• **CHALLENGE**:
Restate the data word for word and leave the images out.

• **RECORDED DATA**:
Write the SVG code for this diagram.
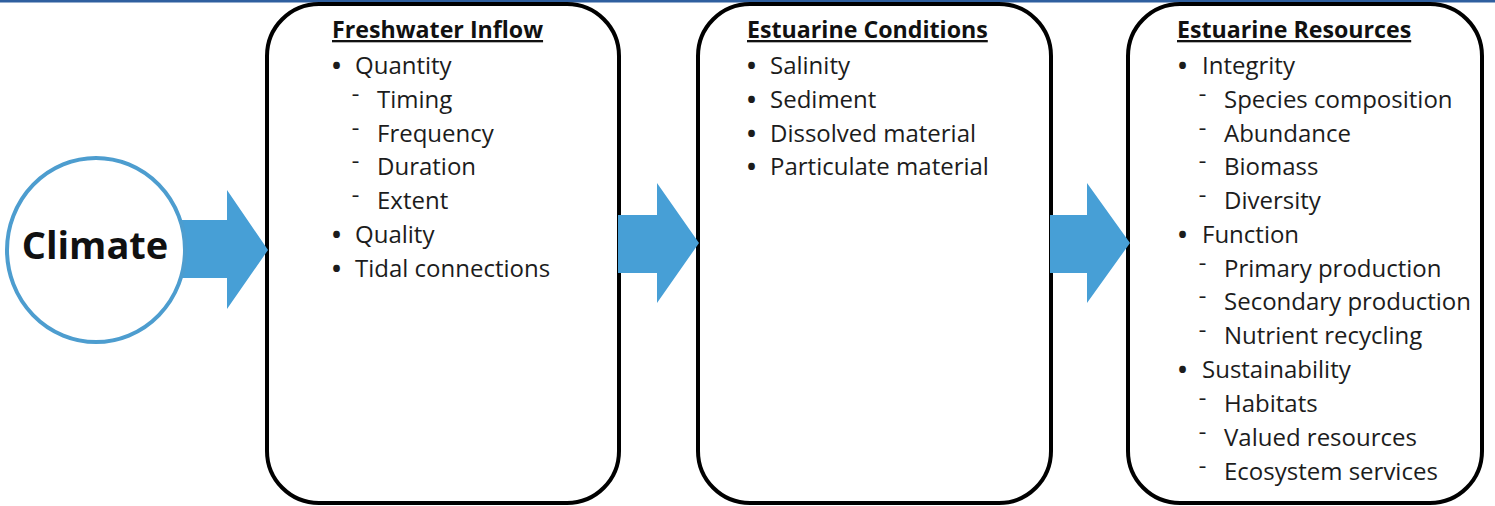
<svg xmlns="http://www.w3.org/2000/svg" width="1495" height="506" viewBox="0 0 1495 506">
<style>
  .box { fill: #ffffff; stroke: #000000; stroke-width: 4; }
  .arrow { fill: #479fd6; stroke: none; }
  .head { font-family: "Open Sans", "Liberation Sans", sans-serif; font-weight: bold; font-size: 23.2px; fill: #111111; text-decoration: underline; }
  .item { font-family: "Open Sans", "Liberation Sans", sans-serif; font-size: 24px; fill: #1c1c1c; }
  .b { font-weight: bold; }
  .d { font-size: 14px; font-weight: bold; }
  .climate { font-family: "Open Sans", "Liberation Sans", sans-serif; font-weight: bold; font-size: 38px; fill: #111111; text-anchor: middle; }
</style>
<rect x="0" y="0" width="1495" height="506" fill="#ffffff"/>
<rect x="0" y="0" width="1495" height="2.5" fill="#2f5f9f"/>

<g id="node-freshwater">
  <rect class="box" x="267" y="4" width="352" height="499" rx="52" ry="52"/>
  <text class="head" x="332" y="38">Freshwater Inflow</text>
  <text class="item" y="74"><tspan class="b" x="332">•</tspan><tspan x="355">Quantity</tspan></text>
  <text class="item" y="108"><tspan class="d" x="352" dy="-9">–</tspan><tspan x="377" dy="9">Timing</tspan></text>
  <text class="item" y="142"><tspan class="d" x="352" dy="-9">–</tspan><tspan x="377" dy="9">Frequency</tspan></text>
  <text class="item" y="175"><tspan class="d" x="352" dy="-9">–</tspan><tspan x="377" dy="9">Duration</tspan></text>
  <text class="item" y="209"><tspan class="d" x="352" dy="-9">–</tspan><tspan x="377" dy="9">Extent</tspan></text>
  <text class="item" y="243"><tspan class="b" x="332">•</tspan><tspan x="355">Quality</tspan></text>
  <text class="item" y="277"><tspan class="b" x="332">•</tspan><tspan x="355">Tidal connections</tspan></text>
</g>

<g id="node-conditions">
  <rect class="box" x="698" y="4" width="353" height="499" rx="52" ry="52"/>
  <text class="head" x="747" y="38">Estuarine Conditions</text>
  <text class="item" y="74"><tspan class="b" x="747">•</tspan><tspan x="770">Salinity</tspan></text>
  <text class="item" y="108"><tspan class="b" x="747">•</tspan><tspan x="770">Sediment</tspan></text>
  <text class="item" y="142"><tspan class="b" x="747">•</tspan><tspan x="770">Dissolved material</tspan></text>
  <text class="item" y="175"><tspan class="b" x="747">•</tspan><tspan x="770">Particulate material</tspan></text>
</g>

<g id="node-resources">
  <rect class="box" x="1128" y="4" width="354" height="499" rx="52" ry="52"/>
  <text class="head" x="1177" y="38">Estuarine Resources</text>
  <text class="item" y="74"><tspan class="b" x="1178">•</tspan><tspan x="1202">Integrity</tspan></text>
  <text class="item" y="108"><tspan class="d" x="1199" dy="-9">–</tspan><tspan x="1224" dy="9">Species composition</tspan></text>
  <text class="item" y="142"><tspan class="d" x="1199" dy="-9">–</tspan><tspan x="1224" dy="9">Abundance</tspan></text>
  <text class="item" y="175"><tspan class="d" x="1199" dy="-9">–</tspan><tspan x="1224" dy="9">Biomass</tspan></text>
  <text class="item" y="209"><tspan class="d" x="1199" dy="-9">–</tspan><tspan x="1224" dy="9">Diversity</tspan></text>
  <text class="item" y="243"><tspan class="b" x="1178">•</tspan><tspan x="1202">Function</tspan></text>
  <text class="item" y="277"><tspan class="d" x="1199" dy="-9">–</tspan><tspan x="1224" dy="9">Primary production</tspan></text>
  <text class="item" y="310"><tspan class="d" x="1199" dy="-9">–</tspan><tspan x="1224" dy="9">Secondary production</tspan></text>
  <text class="item" y="344"><tspan class="d" x="1199" dy="-9">–</tspan><tspan x="1224" dy="9">Nutrient recycling</tspan></text>
  <text class="item" y="378"><tspan class="b" x="1178">•</tspan><tspan x="1202">Sustainability</tspan></text>
  <text class="item" y="412"><tspan class="d" x="1199" dy="-9">–</tspan><tspan x="1224" dy="9">Habitats</tspan></text>
  <text class="item" y="446"><tspan class="d" x="1199" dy="-9">–</tspan><tspan x="1224" dy="9">Valued resources</tspan></text>
  <text class="item" y="480"><tspan class="d" x="1199" dy="-9">–</tspan><tspan x="1224" dy="9">Ecosystem services</tspan></text>
</g>

<g id="connectors">
  <polygon class="arrow" points="150,220 227,220 227,190 268,250 227,309 227,278 150,278"/>
  <polygon class="arrow" points="618,215 657,215 657,183 699,243 657,303 657,273 618,273"/>
  <polygon class="arrow" points="1050,215 1087,215 1087,183 1130,243 1087,303 1087,273 1050,273"/>
</g>

<g id="node-climate">
  <ellipse cx="96" cy="250" rx="89" ry="92" fill="#ffffff" stroke="#4d9dcf" stroke-width="4"/>
  <text class="climate" x="95" y="259">Climate</text>
</g>
</svg>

• **SOLUTION TO THIS TASK**:
Write the SVG code for this diagram.
<svg xmlns="http://www.w3.org/2000/svg" width="1495" height="506" viewBox="0 0 1495 506">
<style>
  .box { fill: #ffffff; stroke: #000000; stroke-width: 4; }
  .arrow { fill: #479fd6; stroke: none; }
  .head { font-family: "Open Sans", "Liberation Sans", sans-serif; font-weight: bold; font-size: 23.2px; fill: #111111; text-decoration: underline; }
  .item { font-family: "Open Sans", "Liberation Sans", sans-serif; font-size: 24px; fill: #1c1c1c; }
  .b { font-weight: bold; }
  .d { font-size: 14px; font-weight: bold; }
  .climate { font-family: "Open Sans", "Liberation Sans", sans-serif; font-weight: bold; font-size: 38px; fill: #111111; text-anchor: middle; }
</style>
<rect x="0" y="0" width="1495" height="506" fill="#ffffff"/>
<rect x="0" y="0" width="1495" height="2.5" fill="#2f5f9f"/>

<g id="node-freshwater">
  <rect class="box" x="267" y="4" width="352" height="499" rx="52" ry="52"/>
  <text class="head" x="332" y="38">Freshwater Inflow</text>
  <text class="item" y="74"><tspan class="b" x="332">•</tspan><tspan x="355">Quantity</tspan></text>
  <text class="item" y="108"><tspan class="d" x="352" dy="-9">–</tspan><tspan x="377" dy="9">Timing</tspan></text>
  <text class="item" y="142"><tspan class="d" x="352" dy="-9">–</tspan><tspan x="377" dy="9">Frequency</tspan></text>
  <text class="item" y="175"><tspan class="d" x="352" dy="-9">–</tspan><tspan x="377" dy="9">Duration</tspan></text>
  <text class="item" y="209"><tspan class="d" x="352" dy="-9">–</tspan><tspan x="377" dy="9">Extent</tspan></text>
  <text class="item" y="243"><tspan class="b" x="332">•</tspan><tspan x="355">Quality</tspan></text>
  <text class="item" y="277"><tspan class="b" x="332">•</tspan><tspan x="355">Tidal connections</tspan></text>
</g>

<g id="node-conditions">
  <rect class="box" x="698" y="4" width="353" height="499" rx="52" ry="52"/>
  <text class="head" x="747" y="38">Estuarine Conditions</text>
  <text class="item" y="74"><tspan class="b" x="747">•</tspan><tspan x="770">Salinity</tspan></text>
  <text class="item" y="108"><tspan class="b" x="747">•</tspan><tspan x="770">Sediment</tspan></text>
  <text class="item" y="142"><tspan class="b" x="747">•</tspan><tspan x="770">Dissolved material</tspan></text>
  <text class="item" y="175"><tspan class="b" x="747">•</tspan><tspan x="770">Particulate material</tspan></text>
</g>

<g id="node-resources">
  <rect class="box" x="1128" y="4" width="354" height="499" rx="52" ry="52"/>
  <text class="head" x="1177" y="38">Estuarine Resources</text>
  <text class="item" y="74"><tspan class="b" x="1178">•</tspan><tspan x="1202">Integrity</tspan></text>
  <text class="item" y="108"><tspan class="d" x="1199" dy="-9">–</tspan><tspan x="1224" dy="9">Species composition</tspan></text>
  <text class="item" y="142"><tspan class="d" x="1199" dy="-9">–</tspan><tspan x="1224" dy="9">Abundance</tspan></text>
  <text class="item" y="175"><tspan class="d" x="1199" dy="-9">–</tspan><tspan x="1224" dy="9">Biomass</tspan></text>
  <text class="item" y="209"><tspan class="d" x="1199" dy="-9">–</tspan><tspan x="1224" dy="9">Diversity</tspan></text>
  <text class="item" y="243"><tspan class="b" x="1178">•</tspan><tspan x="1202">Function</tspan></text>
  <text class="item" y="277"><tspan class="d" x="1199" dy="-9">–</tspan><tspan x="1224" dy="9">Primary production</tspan></text>
  <text class="item" y="310"><tspan class="d" x="1199" dy="-9">–</tspan><tspan x="1224" dy="9">Secondary production</tspan></text>
  <text class="item" y="344"><tspan class="d" x="1199" dy="-9">–</tspan><tspan x="1224" dy="9">Nutrient recycling</tspan></text>
  <text class="item" y="378"><tspan class="b" x="1178">•</tspan><tspan x="1202">Sustainability</tspan></text>
  <text class="item" y="412"><tspan class="d" x="1199" dy="-9">–</tspan><tspan x="1224" dy="9">Habitats</tspan></text>
  <text class="item" y="446"><tspan class="d" x="1199" dy="-9">–</tspan><tspan x="1224" dy="9">Valued resources</tspan></text>
  <text class="item" y="480"><tspan class="d" x="1199" dy="-9">–</tspan><tspan x="1224" dy="9">Ecosystem services</tspan></text>
</g>

<g id="connectors">
  <polygon class="arrow" points="150,220 227,220 227,190 268,250 227,309 227,278 150,278"/>
  <polygon class="arrow" points="618,215 657,215 657,183 699,243 657,303 657,273 618,273"/>
  <polygon class="arrow" points="1050,215 1087,215 1087,183 1130,243 1087,303 1087,273 1050,273"/>
</g>

<g id="node-climate">
  <ellipse cx="96" cy="250" rx="89" ry="92" fill="#ffffff" stroke="#4d9dcf" stroke-width="4"/>
  <text class="climate" x="95" y="259">Climate</text>
</g>
</svg>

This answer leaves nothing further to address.